**The exercise:** Go through the material below and copy each line where the word "that" appears.

**Source records:**
* * *

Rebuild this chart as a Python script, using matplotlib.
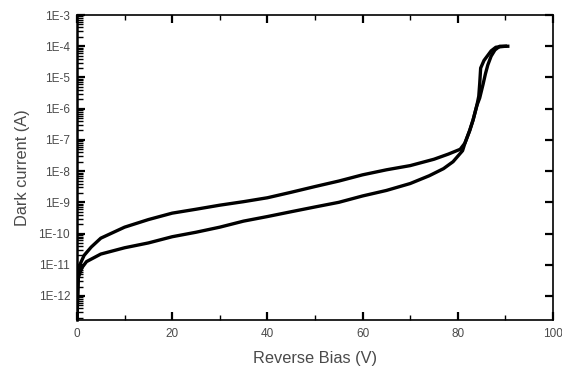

* * *

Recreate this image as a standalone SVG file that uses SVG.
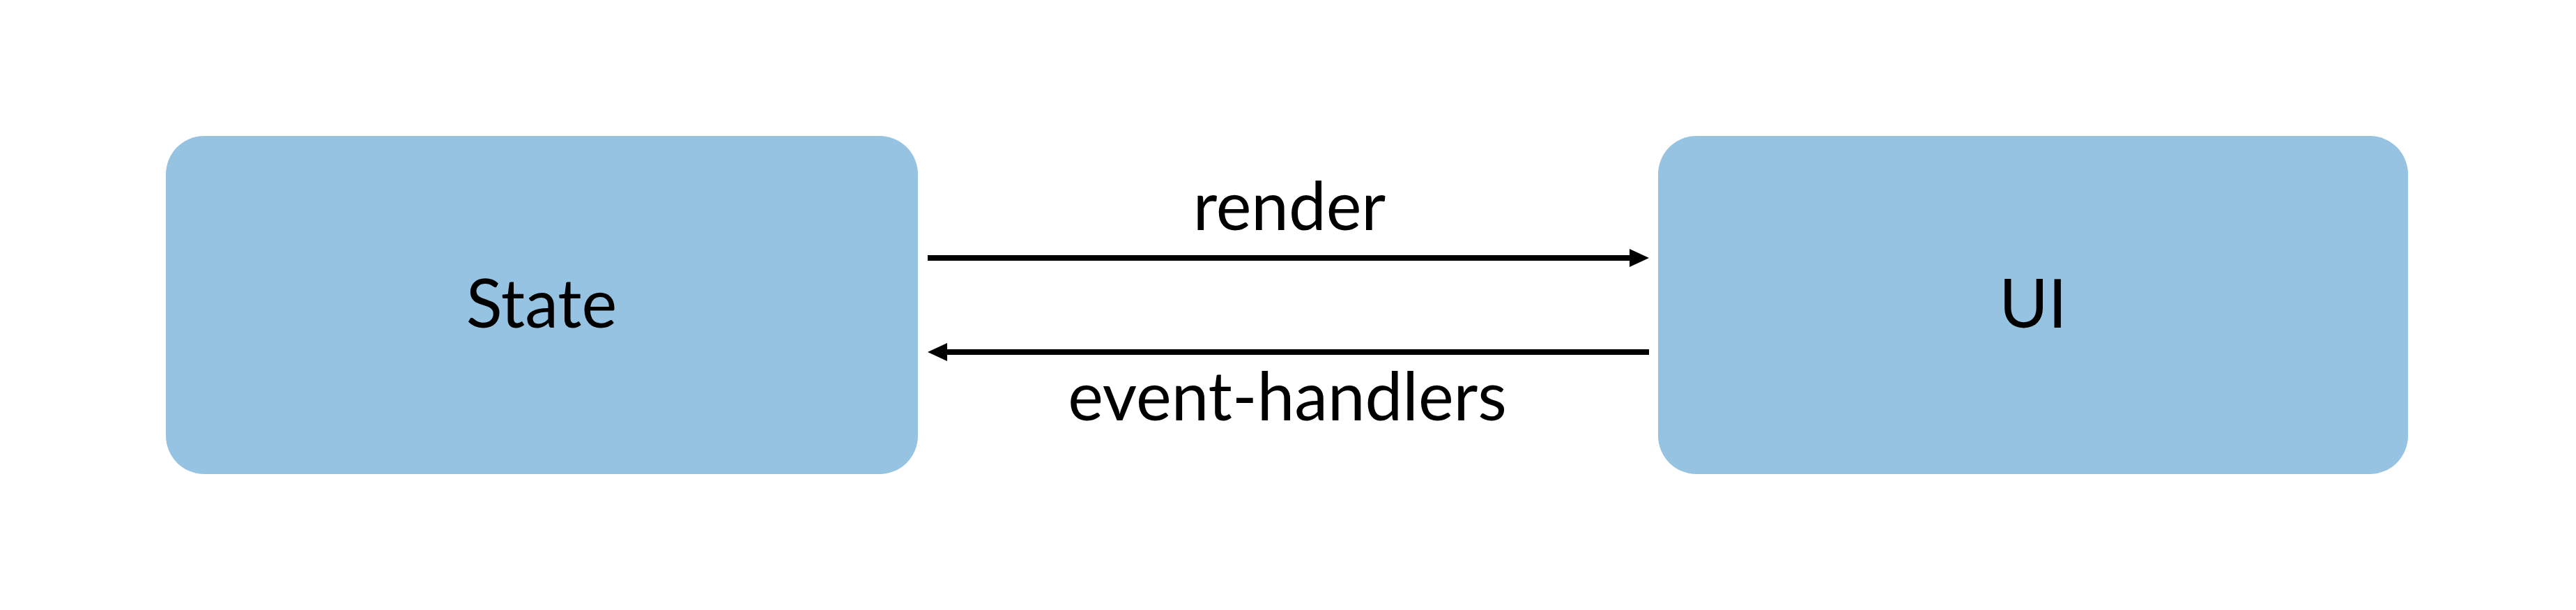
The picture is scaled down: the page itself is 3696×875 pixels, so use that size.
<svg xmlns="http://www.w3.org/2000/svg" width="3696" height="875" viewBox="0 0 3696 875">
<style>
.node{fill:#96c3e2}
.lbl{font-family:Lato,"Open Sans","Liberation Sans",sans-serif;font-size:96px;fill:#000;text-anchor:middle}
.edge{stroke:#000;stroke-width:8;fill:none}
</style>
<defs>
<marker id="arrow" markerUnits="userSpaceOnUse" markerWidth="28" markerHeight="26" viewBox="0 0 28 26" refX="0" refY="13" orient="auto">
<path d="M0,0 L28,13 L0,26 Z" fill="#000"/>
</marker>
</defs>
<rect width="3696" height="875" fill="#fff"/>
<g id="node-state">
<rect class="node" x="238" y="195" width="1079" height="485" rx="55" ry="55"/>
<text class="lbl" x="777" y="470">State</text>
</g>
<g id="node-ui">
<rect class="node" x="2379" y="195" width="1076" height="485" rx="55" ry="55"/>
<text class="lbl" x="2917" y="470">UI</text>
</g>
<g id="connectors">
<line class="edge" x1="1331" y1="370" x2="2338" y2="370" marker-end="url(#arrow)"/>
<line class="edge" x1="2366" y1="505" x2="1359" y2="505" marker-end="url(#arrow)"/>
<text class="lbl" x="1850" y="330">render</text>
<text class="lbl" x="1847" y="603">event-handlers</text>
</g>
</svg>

* * *

**Written answer:**
Recreate this image as a standalone SVG file that uses SVG.
The picture is scaled down: the page itself is 3696×875 pixels, so use that size.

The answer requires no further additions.